Die Kollision beim GP von Spa kam keineswegs überraschend; sie war nur noch eine Frage der Zeit. Seit Saisonbeginn liegen beide Stars im Clinch, sie pochen auf ihren Status als Nummer eins. Doch anstatt die Fronten im Sinn der WM-Mission und im Auftrag des Automobilherstellers mit harten Worten, Strafen oder einer Entscheidung zu klären, übte sich die Führung der Silberpfeile in Diplomatie. Mit dem Effekt, dass nach dem Unfall – Rosberg schlitzte in der zweiten Runde Hamiltons linken Hinterreifen auf – erneut nur der eine, der in der Formel 1 gängige Ausweg übrig bleibt: die Teamorder.

Rosberg ist WM-Führender

„Wenn wir so weitermachen, wird es wieder passieren. Wir haben geglaubt, dass beide es verstehen. Jetzt brauchen wir eine Regelung“, sagt Wolff. Doch wenn es stimmt, was Beobachter vom 38 Minuten dauernden Meeting berichteten, ist eine schnelle Lösung undenkbar. Rosberg stand mit dem Rücken zur Wand; Wolff, Lauda, Lowe – alle beschuldigten ihn. Sein Kontrahent sprach später sogar von Absicht, Rosberg soll es auch zugegeben haben. Er habe ein Zeichen setzen wollen, als Revanche für das Nicht-Überholen in Budapest, meinte Hamilton.

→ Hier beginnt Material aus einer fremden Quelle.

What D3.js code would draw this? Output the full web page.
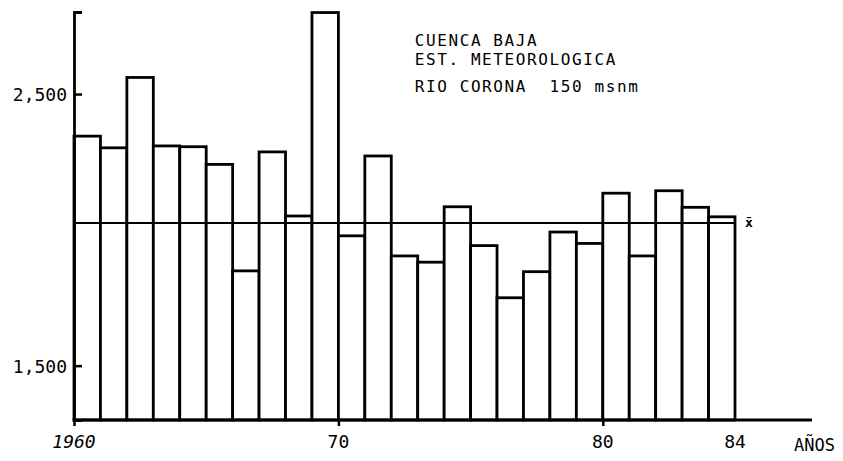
<!DOCTYPE html>
<html>
<head>
<meta charset="utf-8">
<script src="https://cdn.jsdelivr.net/npm/d3@7"></script>
<style>
  html, body { margin: 0; padding: 0; background: #fff; }
  svg { display: block; }
  text { font-family: "DejaVu Sans Mono", "Liberation Mono", monospace; fill: #000; }
</style>
</head>
<body>
<svg id="chart" width="843" height="461"></svg>
<script>
// ---- data ----
const years = [1960,1961,1962,1963,1964,1965,1966,1967,1968,1969,1970,1971,1972,
               1973,1974,1975,1976,1977,1978,1979,1980,1981,1982,1983,1984];
const rainfall = [2345,2302,2561,2309,2306,2241,1849,2287,2051,2800,1978,2272,1904,
                  1881,2085,1942,1750,1846,1992,1950,2135,1904,2144,2083,2048];
const meanValue = [2025];
const yTickValues = [1500, 2500];
const xTickYears = [1960, 1970, 1980, 1984];
const xTickLabels = ["1960", "70", "80", "84"];
const xAxisTitle = "AÑOS";
const titleLines = ["CUENCA BAJA", "EST. METEOROLOGICA", "RIO CORONA  150 msnm"];
const meanLabel = "x̄";

// ---- layout ----
const svg = d3.select("#chart");
const mLeft = 74, mBottom = 420, mTop = 12, barsRight = 735, axisRight = 812;

const x = d3.scaleBand().domain(years).range([mLeft, barsRight]).paddingInner(0).paddingOuter(0);
const y = d3.scaleLinear().domain([1300, 2802]).range([mBottom, mTop]);

// bars
svg.append("g").selectAll("rect").data(years).join("rect")
  .attr("x", d => x(d))
  .attr("y", (d, i) => y(rainfall[i]))
  .attr("width", x.bandwidth())
  .attr("height", (d, i) => y(1300) - y(rainfall[i]))
  .attr("fill", "#fff")
  .attr("stroke", "#000")
  .attr("stroke-width", 2.8);

// mean line
svg.append("line")
  .attr("x1", mLeft).attr("x2", barsRight)
  .attr("y1", y(meanValue[0])).attr("y2", y(meanValue[0]))
  .attr("stroke", "#000").attr("stroke-width", 2);
svg.append("text")
  .attr("x", barsRight + 10).attr("y", y(meanValue[0]) + 4)
  .attr("font-size", 13).attr("font-weight", "bold")
  .text(meanLabel);

// y axis
const yAxis = d3.axisLeft(y)
  .tickValues(yTickValues)
  .tickFormat(d3.format(","))
  .tickSizeInner(-8)
  .tickSizeOuter(-8)
  .tickPadding(7);
const gy = svg.append("g").attr("transform", `translate(${mLeft},0)`).call(yAxis);
gy.select(".domain").attr("stroke", "#000").attr("stroke-width", 2.8);
gy.selectAll(".tick line").attr("stroke", "#000").attr("stroke-width", 2.5);
gy.selectAll(".tick text")
  .attr("font-family", "DejaVu Sans Mono")
  .attr("font-size", 18)
  .attr("dy", "0.36em");

// x axis
const xLin = d3.scaleLinear().domain([years[0], years[years.length - 1] + 1]).range([mLeft, barsRight]);
const xAxis = d3.axisBottom(xLin)
  .tickValues(xTickYears.slice(0, 3))
  .tickFormat("")
  .tickSizeInner(6)
  .tickSizeOuter(0);
const gx = svg.append("g").attr("transform", `translate(0,${mBottom})`).call(xAxis);
gx.select(".domain").remove();
gx.selectAll(".tick line").attr("stroke", "#000").attr("stroke-width", 2.5);
gx.append("line")
  .attr("x1", mLeft - 1.4).attr("x2", axisRight)
  .attr("y1", 0).attr("y2", 0)
  .attr("stroke", "#000").attr("stroke-width", 2.8);

// x tick labels
const lastYear = years[years.length - 1];
svg.append("g").selectAll("text").data(xTickYears).join("text")
  .attr("x", d => d === lastYear ? x(d) + x.bandwidth() : x(d))
  .attr("y", mBottom + 28)
  .attr("text-anchor", "middle")
  .attr("font-size", 18)
  .attr("font-style", (d, i) => i === 0 ? "italic" : "normal")
  .text((d, i) => xTickLabels[i]);

svg.append("text")
  .attr("x", axisRight - 18).attr("y", mBottom + 31)
  .attr("text-anchor", "start")
  .attr("font-size", 17)
  .text(xAxisTitle);

// title block
const title = svg.append("text").attr("font-size", 16).attr("letter-spacing", 1.6);
const lineY = [46, 65, 92];
titleLines.forEach((t, i) => {
  title.append("tspan").attr("x", x(1973) - 3).attr("y", lineY[i]).attr("xml:space", "preserve").text(t);
});
</script>
</body>
</html>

Ein Detail geriet dabei aber in Vergessenheit. Der Deutsche ist WM-Führender mit 220 Punkten. Rosberg ist sieben Rennen vor Saisonende die größte Hoffnung auf den WM-Titel. Hamilton hat nur 191 Zähler zu Buche stehen.

In Spa hätte es profunder Krisen-PR bedurft, doch die gab es nicht. Also erklärte es Wolff diplomatisch mit eigenen Worten, er klang wie ein österreichischer Politiker: Rosberg habe Hamilton nicht absichtlich den Reifen aufgeschlitzt, sondern absichtlich nicht zurückgezogen. „Sie waren sich einig, sich nicht einig zu sein...“

Wolff und Lauda wären gut beraten, nicht länger über Schuld und Strafe zu debattieren, sondern trotz aller Bedenken einer teaminternen Regelung gegenüber die Marschroute zu fixieren. Wolff kündigte Konsequenzen an, das „Wort-Case-Szenario“ sei eingetroffen. Stallorder sei allerdings ein hässliches Wort. Auch Lauda wehrte sich vorerst entschieden dagegen. Doch sie scheint wohl die einzige Lösung, um nicht spätestens beim WM-Finale am 23. November in Abu Dhabi – bei diesem GP gibt es erstmals doppelte Punkte – eine böse Überraschung zu erleben.

Erbitterte Duelle zweier Teamkollegen oder Intimfeinde gibt es in der Formel 1 sonder Zahl, passend dazu etliche lachende Dritte. Daniel Ricciardo hat bereits dreimal in dieser Saison vom „Krieg der Sterne“ profitiert. Er ist nach zwei Siegen in Serie nun WM-Dritter mit 156 Punkten. Ein Sieg bringt 25 Zähler – in Abu Dhabi 50.

Für Hamilton ist diese Situation ein Déjà-vu. 2007 duldete das überlegene McLaren-Team den Stallkrieg zwischen ihm und Alonso – und verspielte den Titel. Kimi Räikkönen wurde im letzten Rennen mit einem Punkt Vorsprung auf den Briten Weltmeister.

TOP 3 DER TEAMDUELLE IN DER FORMEL 1



Nummer 1
Prost und Senna: 1989 schoss der hitzköpfige Brasilianer seinen französischen Teamkollegen nach dem Start beim GP von Suzuka, Japan, ohne Rücksicht auf Verluste ab. Er wurde disqualifiziert und Prost Weltmeister – sie sprachen anschließend nie mehr miteinander.

Nummer 2
Alonso und Hamilton:
Der Brite und der Spanier fuhren in der Saison 2007 bei McLaren. Der interne Streit eskalierte beim Qualifying des Ungarn-GP: Doppelweltmeister Alonso blieb trotz Freigabe in der Box stehen, Newcomer Hamilton musste hinter ihm warten und zusehen. Der Brite gewann das Rennen – aber Kimi Räikkönen (Ferrari) die WM.

Nummer 3
Vettel und Webber:
Nach fünf Jahren wohl gespielter Eintracht kam es 2010 beim GP von Istanbul zur Explosion: WM-Leader Webber wurde (mit Erlaubnis?) von Vettel überholt, es kam zum Unfall. Der Deutsche schied aus, Webber wurde Dritter. 2013 in Sepang überholte Vettel – er ignorierte dabei die klare Teamorder (Codewort: Multi21).